Collect all the lines that mention the word "React".

>>

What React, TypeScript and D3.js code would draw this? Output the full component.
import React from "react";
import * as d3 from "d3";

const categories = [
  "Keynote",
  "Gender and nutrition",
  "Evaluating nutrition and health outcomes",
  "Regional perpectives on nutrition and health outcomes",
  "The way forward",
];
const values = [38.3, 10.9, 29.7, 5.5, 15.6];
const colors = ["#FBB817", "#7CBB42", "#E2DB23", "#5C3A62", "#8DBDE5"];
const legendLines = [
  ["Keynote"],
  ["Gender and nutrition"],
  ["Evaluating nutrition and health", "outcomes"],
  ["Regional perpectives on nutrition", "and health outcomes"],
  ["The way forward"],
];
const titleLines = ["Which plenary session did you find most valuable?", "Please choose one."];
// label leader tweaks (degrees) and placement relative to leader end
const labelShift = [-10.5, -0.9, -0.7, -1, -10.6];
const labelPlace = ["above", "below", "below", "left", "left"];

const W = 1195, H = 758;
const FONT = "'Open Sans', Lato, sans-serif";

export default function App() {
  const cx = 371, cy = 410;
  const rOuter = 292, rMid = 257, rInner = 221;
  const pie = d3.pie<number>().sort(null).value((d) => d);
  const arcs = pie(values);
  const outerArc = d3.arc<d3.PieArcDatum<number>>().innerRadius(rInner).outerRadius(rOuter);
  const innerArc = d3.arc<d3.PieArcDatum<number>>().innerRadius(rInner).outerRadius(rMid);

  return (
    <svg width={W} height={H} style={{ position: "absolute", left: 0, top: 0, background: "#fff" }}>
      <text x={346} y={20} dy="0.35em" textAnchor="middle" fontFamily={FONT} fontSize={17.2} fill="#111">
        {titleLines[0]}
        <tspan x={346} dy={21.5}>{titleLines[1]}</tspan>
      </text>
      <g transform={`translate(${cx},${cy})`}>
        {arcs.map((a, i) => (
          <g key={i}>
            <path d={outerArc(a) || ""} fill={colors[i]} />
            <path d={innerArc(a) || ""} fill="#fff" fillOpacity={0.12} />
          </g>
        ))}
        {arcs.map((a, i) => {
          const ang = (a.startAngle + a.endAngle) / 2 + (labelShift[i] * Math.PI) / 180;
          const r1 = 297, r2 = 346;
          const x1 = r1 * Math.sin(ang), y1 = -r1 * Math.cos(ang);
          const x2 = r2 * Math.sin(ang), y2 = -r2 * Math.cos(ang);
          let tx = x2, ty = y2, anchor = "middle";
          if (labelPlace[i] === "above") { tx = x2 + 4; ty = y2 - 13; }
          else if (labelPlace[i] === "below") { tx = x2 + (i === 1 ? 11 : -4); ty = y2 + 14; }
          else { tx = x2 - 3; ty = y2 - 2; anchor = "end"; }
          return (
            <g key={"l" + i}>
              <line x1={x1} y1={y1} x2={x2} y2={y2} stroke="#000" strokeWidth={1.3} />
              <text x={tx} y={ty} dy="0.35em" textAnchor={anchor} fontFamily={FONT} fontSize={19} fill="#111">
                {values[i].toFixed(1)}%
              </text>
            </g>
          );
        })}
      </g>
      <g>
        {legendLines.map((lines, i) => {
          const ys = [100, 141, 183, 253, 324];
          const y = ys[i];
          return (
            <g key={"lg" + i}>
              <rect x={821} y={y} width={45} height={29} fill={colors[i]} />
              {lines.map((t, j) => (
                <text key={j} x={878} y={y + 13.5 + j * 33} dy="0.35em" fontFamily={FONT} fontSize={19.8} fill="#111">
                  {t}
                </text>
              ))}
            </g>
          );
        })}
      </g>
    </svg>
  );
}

<<

* [Written response]:
What React, TypeScript and D3.js code would draw this? Output the full component.
import React from "react";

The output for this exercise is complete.